◆ Aim of the exercise: Write out the data again exactly, skipping every picture.

........

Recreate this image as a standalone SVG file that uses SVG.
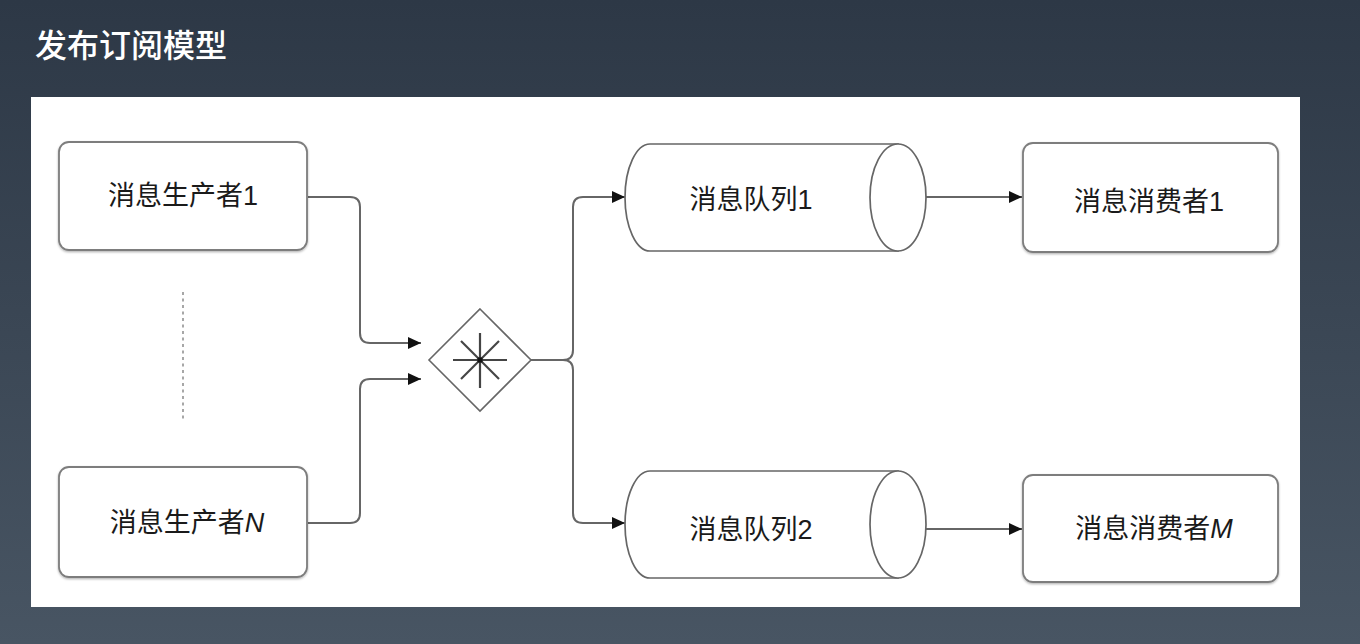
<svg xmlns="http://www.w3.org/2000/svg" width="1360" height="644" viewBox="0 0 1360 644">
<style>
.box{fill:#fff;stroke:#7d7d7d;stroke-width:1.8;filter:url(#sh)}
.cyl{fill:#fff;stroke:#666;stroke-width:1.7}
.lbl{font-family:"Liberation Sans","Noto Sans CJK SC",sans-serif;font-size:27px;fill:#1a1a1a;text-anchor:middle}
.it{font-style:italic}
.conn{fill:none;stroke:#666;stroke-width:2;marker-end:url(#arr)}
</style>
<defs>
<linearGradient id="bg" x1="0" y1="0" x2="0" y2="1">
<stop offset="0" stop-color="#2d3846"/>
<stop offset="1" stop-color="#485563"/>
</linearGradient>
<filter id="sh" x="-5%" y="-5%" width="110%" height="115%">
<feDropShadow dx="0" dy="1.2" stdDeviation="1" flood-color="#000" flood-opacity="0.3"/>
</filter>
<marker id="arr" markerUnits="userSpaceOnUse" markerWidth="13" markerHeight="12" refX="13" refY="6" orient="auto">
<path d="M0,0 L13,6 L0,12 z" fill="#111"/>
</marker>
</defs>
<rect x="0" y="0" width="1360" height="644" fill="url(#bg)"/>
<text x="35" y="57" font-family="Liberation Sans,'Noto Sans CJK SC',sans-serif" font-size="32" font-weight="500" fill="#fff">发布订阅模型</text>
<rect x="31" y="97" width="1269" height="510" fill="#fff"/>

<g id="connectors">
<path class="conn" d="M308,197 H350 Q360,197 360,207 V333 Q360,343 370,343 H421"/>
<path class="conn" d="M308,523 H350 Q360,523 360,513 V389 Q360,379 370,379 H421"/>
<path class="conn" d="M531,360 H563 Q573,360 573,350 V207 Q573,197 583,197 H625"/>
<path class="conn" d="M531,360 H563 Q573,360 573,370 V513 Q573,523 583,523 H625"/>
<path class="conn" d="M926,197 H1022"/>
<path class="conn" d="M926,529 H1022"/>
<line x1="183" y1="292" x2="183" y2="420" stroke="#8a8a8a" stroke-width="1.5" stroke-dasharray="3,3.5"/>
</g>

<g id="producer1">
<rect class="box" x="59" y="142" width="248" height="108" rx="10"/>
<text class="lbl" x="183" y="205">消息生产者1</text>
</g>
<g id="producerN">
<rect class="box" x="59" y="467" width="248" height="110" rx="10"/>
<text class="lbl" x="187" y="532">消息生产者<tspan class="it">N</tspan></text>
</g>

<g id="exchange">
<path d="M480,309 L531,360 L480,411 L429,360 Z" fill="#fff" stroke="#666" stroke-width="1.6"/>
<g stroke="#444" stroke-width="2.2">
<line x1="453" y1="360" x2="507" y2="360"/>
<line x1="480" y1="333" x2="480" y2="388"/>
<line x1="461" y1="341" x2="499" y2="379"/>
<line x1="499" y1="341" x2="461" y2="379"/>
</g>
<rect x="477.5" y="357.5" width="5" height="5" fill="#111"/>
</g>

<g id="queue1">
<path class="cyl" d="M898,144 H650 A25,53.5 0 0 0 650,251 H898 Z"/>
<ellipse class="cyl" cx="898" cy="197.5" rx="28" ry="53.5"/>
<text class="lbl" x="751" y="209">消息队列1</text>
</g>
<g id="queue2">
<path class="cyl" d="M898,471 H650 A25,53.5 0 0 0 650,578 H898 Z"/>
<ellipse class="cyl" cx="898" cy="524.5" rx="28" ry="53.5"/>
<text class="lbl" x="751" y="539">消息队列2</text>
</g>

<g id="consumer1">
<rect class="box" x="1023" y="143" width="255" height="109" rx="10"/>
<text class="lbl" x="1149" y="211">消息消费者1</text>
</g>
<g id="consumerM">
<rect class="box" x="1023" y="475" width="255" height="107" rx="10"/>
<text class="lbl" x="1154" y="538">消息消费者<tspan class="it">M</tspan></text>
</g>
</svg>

........

◆ Correct output:
Recreate this image as a standalone SVG file that uses SVG.
<svg xmlns="http://www.w3.org/2000/svg" width="1360" height="644" viewBox="0 0 1360 644">
<style>
.box{fill:#fff;stroke:#7d7d7d;stroke-width:1.8;filter:url(#sh)}
.cyl{fill:#fff;stroke:#666;stroke-width:1.7}
.lbl{font-family:"Liberation Sans","Noto Sans CJK SC",sans-serif;font-size:27px;fill:#1a1a1a;text-anchor:middle}
.it{font-style:italic}
.conn{fill:none;stroke:#666;stroke-width:2;marker-end:url(#arr)}
</style>
<defs>
<linearGradient id="bg" x1="0" y1="0" x2="0" y2="1">
<stop offset="0" stop-color="#2d3846"/>
<stop offset="1" stop-color="#485563"/>
</linearGradient>
<filter id="sh" x="-5%" y="-5%" width="110%" height="115%">
<feDropShadow dx="0" dy="1.2" stdDeviation="1" flood-color="#000" flood-opacity="0.3"/>
</filter>
<marker id="arr" markerUnits="userSpaceOnUse" markerWidth="13" markerHeight="12" refX="13" refY="6" orient="auto">
<path d="M0,0 L13,6 L0,12 z" fill="#111"/>
</marker>
</defs>
<rect x="0" y="0" width="1360" height="644" fill="url(#bg)"/>
<text x="35" y="57" font-family="Liberation Sans,'Noto Sans CJK SC',sans-serif" font-size="32" font-weight="500" fill="#fff">发布订阅模型</text>
<rect x="31" y="97" width="1269" height="510" fill="#fff"/>

<g id="connectors">
<path class="conn" d="M308,197 H350 Q360,197 360,207 V333 Q360,343 370,343 H421"/>
<path class="conn" d="M308,523 H350 Q360,523 360,513 V389 Q360,379 370,379 H421"/>
<path class="conn" d="M531,360 H563 Q573,360 573,350 V207 Q573,197 583,197 H625"/>
<path class="conn" d="M531,360 H563 Q573,360 573,370 V513 Q573,523 583,523 H625"/>
<path class="conn" d="M926,197 H1022"/>
<path class="conn" d="M926,529 H1022"/>
<line x1="183" y1="292" x2="183" y2="420" stroke="#8a8a8a" stroke-width="1.5" stroke-dasharray="3,3.5"/>
</g>

<g id="producer1">
<rect class="box" x="59" y="142" width="248" height="108" rx="10"/>
<text class="lbl" x="183" y="205">消息生产者1</text>
</g>
<g id="producerN">
<rect class="box" x="59" y="467" width="248" height="110" rx="10"/>
<text class="lbl" x="187" y="532">消息生产者<tspan class="it">N</tspan></text>
</g>

<g id="exchange">
<path d="M480,309 L531,360 L480,411 L429,360 Z" fill="#fff" stroke="#666" stroke-width="1.6"/>
<g stroke="#444" stroke-width="2.2">
<line x1="453" y1="360" x2="507" y2="360"/>
<line x1="480" y1="333" x2="480" y2="388"/>
<line x1="461" y1="341" x2="499" y2="379"/>
<line x1="499" y1="341" x2="461" y2="379"/>
</g>
<rect x="477.5" y="357.5" width="5" height="5" fill="#111"/>
</g>

<g id="queue1">
<path class="cyl" d="M898,144 H650 A25,53.5 0 0 0 650,251 H898 Z"/>
<ellipse class="cyl" cx="898" cy="197.5" rx="28" ry="53.5"/>
<text class="lbl" x="751" y="209">消息队列1</text>
</g>
<g id="queue2">
<path class="cyl" d="M898,471 H650 A25,53.5 0 0 0 650,578 H898 Z"/>
<ellipse class="cyl" cx="898" cy="524.5" rx="28" ry="53.5"/>
<text class="lbl" x="751" y="539">消息队列2</text>
</g>

<g id="consumer1">
<rect class="box" x="1023" y="143" width="255" height="109" rx="10"/>
<text class="lbl" x="1149" y="211">消息消费者1</text>
</g>
<g id="consumerM">
<rect class="box" x="1023" y="475" width="255" height="107" rx="10"/>
<text class="lbl" x="1154" y="538">消息消费者<tspan class="it">M</tspan></text>
</g>
</svg>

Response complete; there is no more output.